__Written request__: Leave out the pictures, and write out exactly the lines from the beginning of the material to the line holding "import * as", that line included, and nothing else.

__Supplied records__:
[start]

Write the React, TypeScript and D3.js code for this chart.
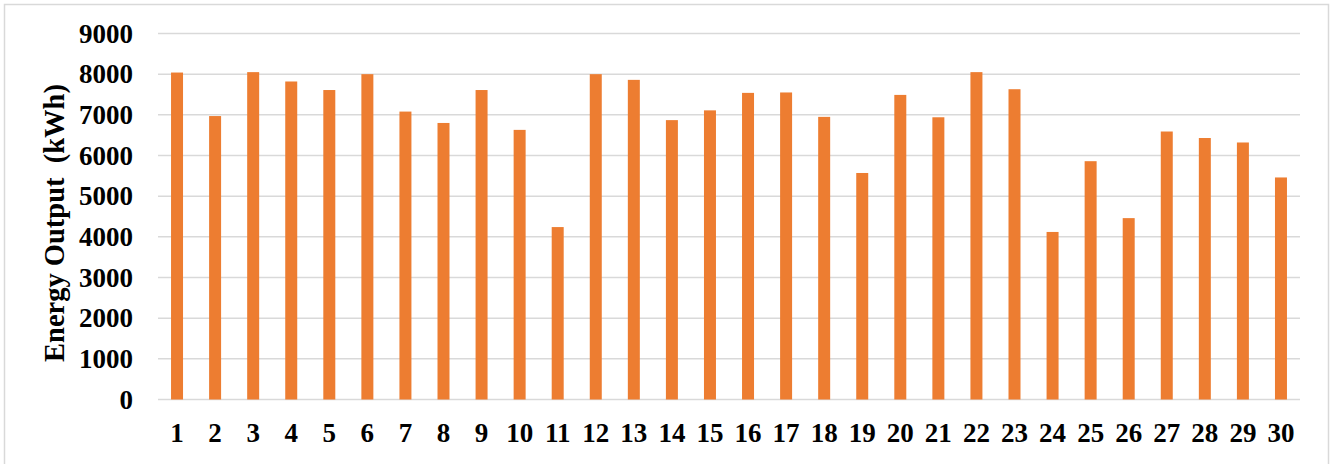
import React from "react";
import * as d3 from "d3";

const categories: string[] = Array.from({ length: 30 }, (_, i) => String(i + 1));
const energyOutput: number[] = [
  8040, 6970, 8050, 7820, 7610, 8000, 7080, 6800, 7610, 6630,
  4240, 8000, 7860, 6870, 7110, 7540, 7550, 6950, 5570, 7490,
  6940, 8050, 7630, 4120, 5860, 4460, 6590, 6430, 6320, 5460,
];
const yTicks: number[] = [0, 1000, 2000, 3000, 4000, 5000, 6000, 7000, 8000, 9000];
const yLabel = "Energy Output  (kWh)";

const W = 1331;
const H = 464;
const plot = { left: 158, right: 1300, top: 33.5, bottom: 399.5 };
const font = "'Liberation Serif', 'Times New Roman', serif";

export default function App() {
  const x = d3
    .scaleBand<string>()
    .domain(categories)
    .range([plot.left, plot.right])
    .paddingInner(0.685)
    .paddingOuter(0.3425);
  const y = d3.scaleLinear().domain([0, 9000]).range([plot.bottom, plot.top]);

  return (
    <svg
      width={W}
      height={H}
      style={{ position: "absolute", left: 0, top: 0, background: "#fff" }}
    >
      <rect x={4.5} y={4.5} width={1324} height={470} fill="#fff" stroke="#d9d9d9" strokeWidth={1.5} />
      {yTicks.map((t) => (
        <line
          key={"g" + t}
          x1={plot.left}
          x2={plot.right}
          y1={y(t)}
          y2={y(t)}
          stroke="#d9d9d9"
          strokeWidth={1.5}
        />
      ))}
      {energyOutput.map((v, i) => (
        <rect
          key={"b" + i}
          x={x(categories[i])}
          y={y(v)}
          width={x.bandwidth()}
          height={y(0) - y(v)}
          fill="#ED7D31"
        />
      ))}
      {yTicks.map((t) => (
        <text
          key={"t" + t}
          x={133}
          y={y(t)}
          dy="0.34em"
          textAnchor="end"
          fontFamily={font}
          fontWeight="bold"
          fontSize={27}
          fill="#000"
        >
          {t}
        </text>
      ))}
      {categories.map((c) => (
        <text
          key={"x" + c}
          x={(x(c) as number) + x.bandwidth() / 2}
          y={441.5}
          textAnchor="middle"
          fontFamily={font}
          fontWeight="bold"
          fontSize={27}
          fill="#000"
        >
          {c}
        </text>
      ))}
      <text
        transform={`translate(64, 223) rotate(-90)`}
        textAnchor="middle"
        fontFamily={font}
        fontWeight="bold"
        fontSize={28.5}
        fill="#000"
        style={{ whiteSpace: "pre" }}
      >
        {yLabel}
      </text>
    </svg>
  );
}
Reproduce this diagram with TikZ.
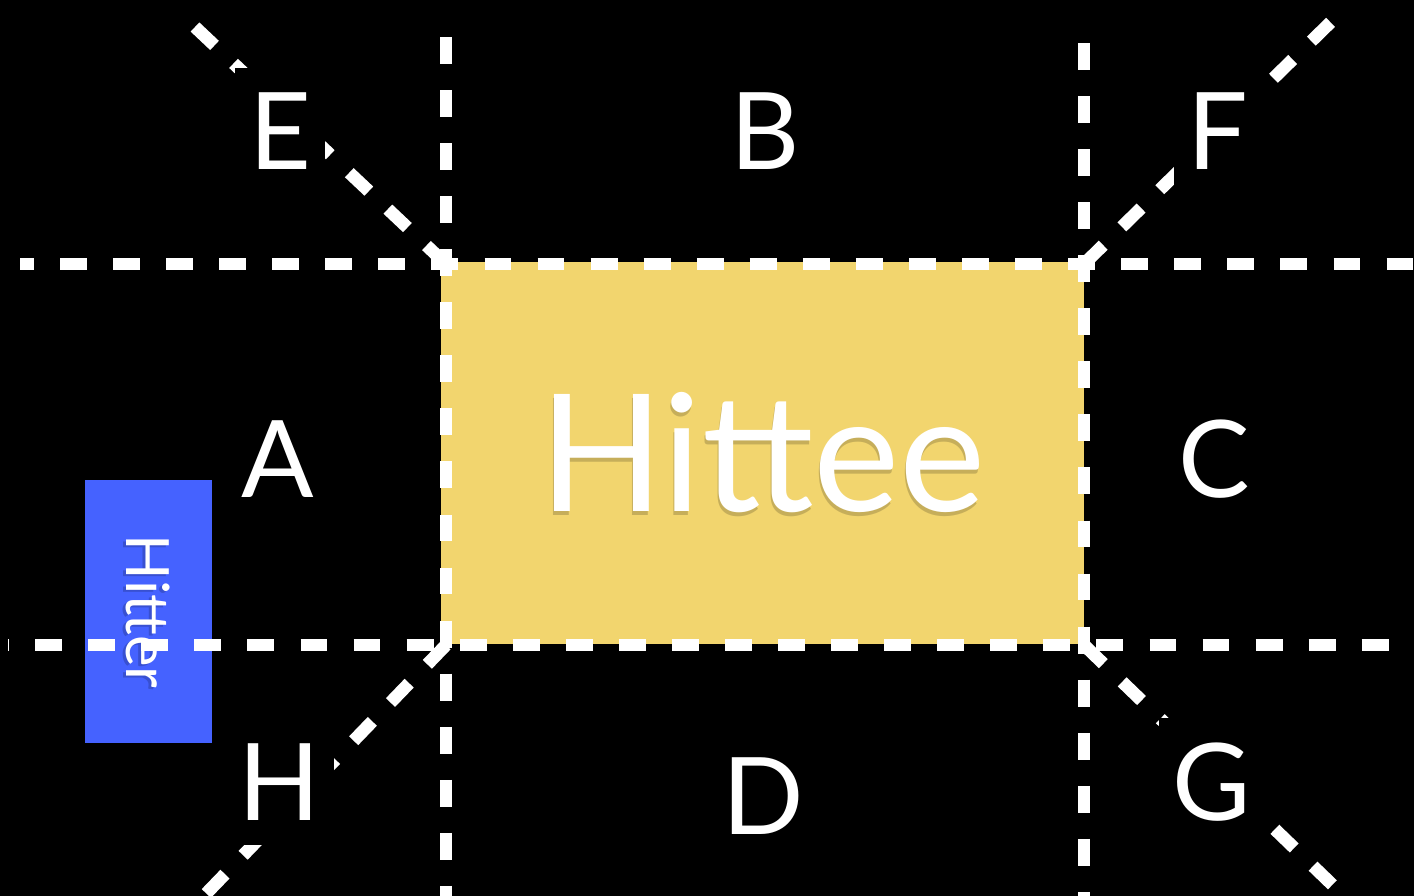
\documentclass[tikz,border=0pt]{standalone}
\usepackage{fontspec}
\setmainfont{Lato}
\definecolor{hitteeyellow}{RGB}{242,213,110}
\definecolor{hitterblue}{RGB}{69,98,255}

\begin{document}
\begin{tikzpicture}[x=0.02cm, y=-0.02cm,
    guide/.style={white, line width=7.2pt, dash pattern=on 15.3pt off 14.9pt},
    region/.style={fill=black, text=white, inner xsep=8pt, inner ysep=14pt,
      font=\fontsize{61}{61}\selectfont},
    shade/.style={text=black, opacity=0.18}]
  \fill[black] (0,0) rectangle (1414,896);
  \useasboundingbox (0,0) rectangle (1414,896);
  % boxes
  \node[fill=hitteeyellow, inner sep=0pt, minimum width=12.86cm, minimum height=7.64cm] (hittee) at (762.5,453) {};
  \node[fill=hitterblue, inner sep=0pt, minimum width=2.54cm, minimum height=5.26cm] (hitter) at (148.5,611.5) {};
  \node[shade, rotate=-90, font=\fontsize{34}{34}\selectfont] at ([shift={(-3,2)}]hitter.center) {Hitter};
  \node[text=white, rotate=-90, font=\fontsize{34}{34}\selectfont] (hitterlabel) at (hitter.center) {Hitter};
  % corners and line ends
  \coordinate (nw) at (446,264);
  \coordinate (ne) at (1084,264);
  \coordinate (sw) at (446,645);
  \coordinate (se) at (1084,645);
  \coordinate (topleft) at (20,264);
  \coordinate (topright) at (1414,264);
  \coordinate (bottomleft) at (8,645);
  \coordinate (bottomright) at (1400,645);
  \coordinate (leftup) at (446,37);
  \coordinate (leftdown) at (446,900);
  \coordinate (rightup) at (1084,43);
  \coordinate (rightdown) at (1084,900);
  \coordinate (eend) at (195,27);
  \coordinate (fend) at (1337,16);
  \coordinate (gend) at (1345,897);
  \coordinate (hend) at (200,900);
  % dashed guides
  \draw[guide, dash phase=7.4pt] (topleft) -- (topright);
  \draw[guide, dash phase=14.7pt] (bottomleft) -- (bottomright);
  \draw[guide] (leftup) -- (leftdown);
  \draw[guide] (rightup) -- (rightdown);
  \draw[guide] (nw) -- (eend);
  \draw[guide] (ne) -- (fend);
  \draw[guide] (se) -- (gend);
  \draw[guide] (sw) -- (hend);
  % regions
  \node[region] (e) at (280,131) {E};
  \node[region] (b) at (765,131) {B};
  \node[region] (f) at (1218,131) {F};
  \node[region] (a) at (278,459) {A};
  \node[region] (c) at (1214,459) {C};
  \node[region] (h) at (279,782) {H};
  \node[region] (d) at (763,796) {D};
  \node[region] (g) at (1212,782) {G};
  \node[shade, font=\fontsize{93}{93}\selectfont] at ([shift={(-1,4)}]hittee.center) {Hittee};
  \node[text=white, font=\fontsize{93}{93}\selectfont] (hitteelabel) at (hittee.center) {Hittee};
\end{tikzpicture}
\end{document}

[end]

__Response for this exercise__:
Write the React, TypeScript and D3.js code for this chart.
import React from "react";
import * as d3 from "d3";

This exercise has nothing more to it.